Abstract
The Coronaviridae viral family has been the source of seven zoonotic human coronaviruses, all resulting in substantial economic and health burdens for the global population. The emergence of SARS-CoV-2 and the resulting COVID-19 pandemic caused global disruption, emphasising the urgent need for research investigating the evolution, origin, and immune escape mechanisms of coronaviruses. One protein of particular interest, the spike glycoprotein, plays an important role in all three of these areas. This protein, which gives coronaviruses their characteristic ‘crown’ and name, is heavily involved in determining viral entry into host cells and by extension, their ability to infect novel hosts. Despite the importance of the spike glycoprotein, very little research has been done to investigate the structure of these proteins from animal coronaviruses within the sarbecovirus subgenus. At the commencement of this project, only the spike glycoproteins from three animal coronaviruses, in addition to the SARS and SARS-CoV-2 spike, had been structurally analysed.
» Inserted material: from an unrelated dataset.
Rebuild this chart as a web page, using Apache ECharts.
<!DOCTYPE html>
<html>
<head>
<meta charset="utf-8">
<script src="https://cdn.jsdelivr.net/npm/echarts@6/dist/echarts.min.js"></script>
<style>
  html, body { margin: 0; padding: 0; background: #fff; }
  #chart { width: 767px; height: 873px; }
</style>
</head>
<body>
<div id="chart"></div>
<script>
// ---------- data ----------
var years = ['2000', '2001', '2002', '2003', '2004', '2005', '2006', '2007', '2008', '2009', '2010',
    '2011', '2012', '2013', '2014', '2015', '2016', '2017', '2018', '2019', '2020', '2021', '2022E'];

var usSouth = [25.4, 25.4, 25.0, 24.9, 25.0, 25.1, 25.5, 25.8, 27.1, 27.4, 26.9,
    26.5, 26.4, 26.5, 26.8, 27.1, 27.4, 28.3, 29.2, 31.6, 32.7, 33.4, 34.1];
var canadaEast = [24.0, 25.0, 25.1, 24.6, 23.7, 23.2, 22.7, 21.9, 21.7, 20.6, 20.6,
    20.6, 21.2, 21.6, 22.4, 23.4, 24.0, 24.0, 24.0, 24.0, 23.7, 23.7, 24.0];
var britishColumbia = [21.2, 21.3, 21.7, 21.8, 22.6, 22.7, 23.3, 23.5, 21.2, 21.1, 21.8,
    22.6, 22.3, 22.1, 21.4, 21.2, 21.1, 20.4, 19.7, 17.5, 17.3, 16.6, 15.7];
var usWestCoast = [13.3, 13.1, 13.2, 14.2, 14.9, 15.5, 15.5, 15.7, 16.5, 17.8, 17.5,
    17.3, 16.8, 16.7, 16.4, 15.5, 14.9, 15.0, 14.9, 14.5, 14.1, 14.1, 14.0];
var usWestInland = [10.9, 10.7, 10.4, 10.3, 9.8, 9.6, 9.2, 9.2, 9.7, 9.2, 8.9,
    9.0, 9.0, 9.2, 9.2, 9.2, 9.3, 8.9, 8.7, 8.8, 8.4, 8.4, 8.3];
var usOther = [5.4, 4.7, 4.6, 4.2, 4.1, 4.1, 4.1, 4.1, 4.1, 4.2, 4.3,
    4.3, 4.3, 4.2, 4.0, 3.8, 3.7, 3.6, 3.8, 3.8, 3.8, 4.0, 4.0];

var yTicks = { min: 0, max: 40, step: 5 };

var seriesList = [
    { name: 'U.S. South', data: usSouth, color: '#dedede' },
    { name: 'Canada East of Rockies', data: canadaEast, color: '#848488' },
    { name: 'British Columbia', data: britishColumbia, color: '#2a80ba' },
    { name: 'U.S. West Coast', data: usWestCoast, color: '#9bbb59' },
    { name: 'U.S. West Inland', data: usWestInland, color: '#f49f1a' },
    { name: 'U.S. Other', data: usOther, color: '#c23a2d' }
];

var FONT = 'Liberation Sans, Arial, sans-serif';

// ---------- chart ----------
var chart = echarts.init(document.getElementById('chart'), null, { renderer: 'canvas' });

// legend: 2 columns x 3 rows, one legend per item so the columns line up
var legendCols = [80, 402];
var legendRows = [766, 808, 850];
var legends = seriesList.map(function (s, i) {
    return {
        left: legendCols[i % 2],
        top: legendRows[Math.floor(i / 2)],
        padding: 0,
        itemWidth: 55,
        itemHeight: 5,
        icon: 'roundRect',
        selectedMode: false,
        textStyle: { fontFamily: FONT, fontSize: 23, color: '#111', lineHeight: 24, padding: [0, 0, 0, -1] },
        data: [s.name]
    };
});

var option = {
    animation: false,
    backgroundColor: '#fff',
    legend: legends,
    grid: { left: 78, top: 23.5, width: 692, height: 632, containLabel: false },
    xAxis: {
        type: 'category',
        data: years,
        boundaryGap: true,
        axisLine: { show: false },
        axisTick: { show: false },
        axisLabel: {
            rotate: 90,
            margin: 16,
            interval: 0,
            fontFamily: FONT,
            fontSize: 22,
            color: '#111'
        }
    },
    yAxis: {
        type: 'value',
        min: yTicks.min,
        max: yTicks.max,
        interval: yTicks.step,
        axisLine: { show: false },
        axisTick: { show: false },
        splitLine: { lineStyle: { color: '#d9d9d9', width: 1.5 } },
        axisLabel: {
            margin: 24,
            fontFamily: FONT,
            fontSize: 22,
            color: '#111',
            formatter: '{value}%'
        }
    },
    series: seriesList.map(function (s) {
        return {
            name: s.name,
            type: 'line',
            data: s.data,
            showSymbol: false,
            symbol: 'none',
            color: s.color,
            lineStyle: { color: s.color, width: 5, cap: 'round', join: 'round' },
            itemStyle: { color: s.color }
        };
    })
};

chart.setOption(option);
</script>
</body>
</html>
This project aimed to address the gap in spike protein structural research via a multi-pronged approach. First, by producing an optimised workflow of protocols to successfully produce high-resolution cryo-electron microscopy structures of spike glycoproteins, from plasmid design through to data processing. Second, to increase the number of spike glycoprotein structures publicly available on the Protein Database, improving the fundamental knowledge surrounding the structure of spike protein. Third, to review the current knowledge surrounding all publicly available spike glycoprotein structures and how they contribute to expanding our understanding of viral evolution, zoonotic origins, and immune escape mechanisms.
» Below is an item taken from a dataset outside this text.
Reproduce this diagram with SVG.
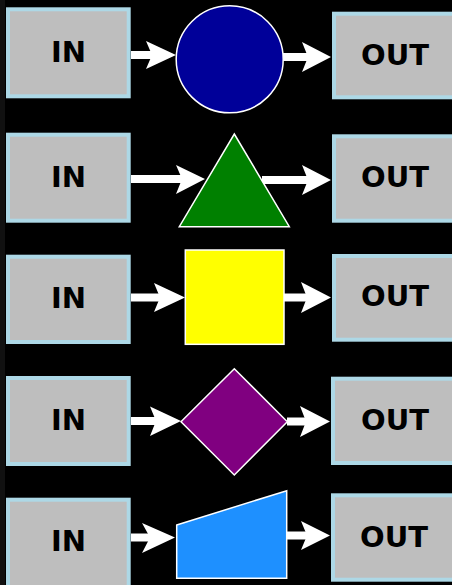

These approaches resulted in the publication of multiple scientific articles addressing both the current state of the field and the novel structures produced as a result of this project. Of particular note is that these structures have the highest resolution of all spike glycoproteins published to date.
As a result, this thesis not only contributes fundamental structural knowledge regarding spike glycoproteins from animal coronaviruses with zoonotic potential but also offers the framework for further advancements in the field of structural virology.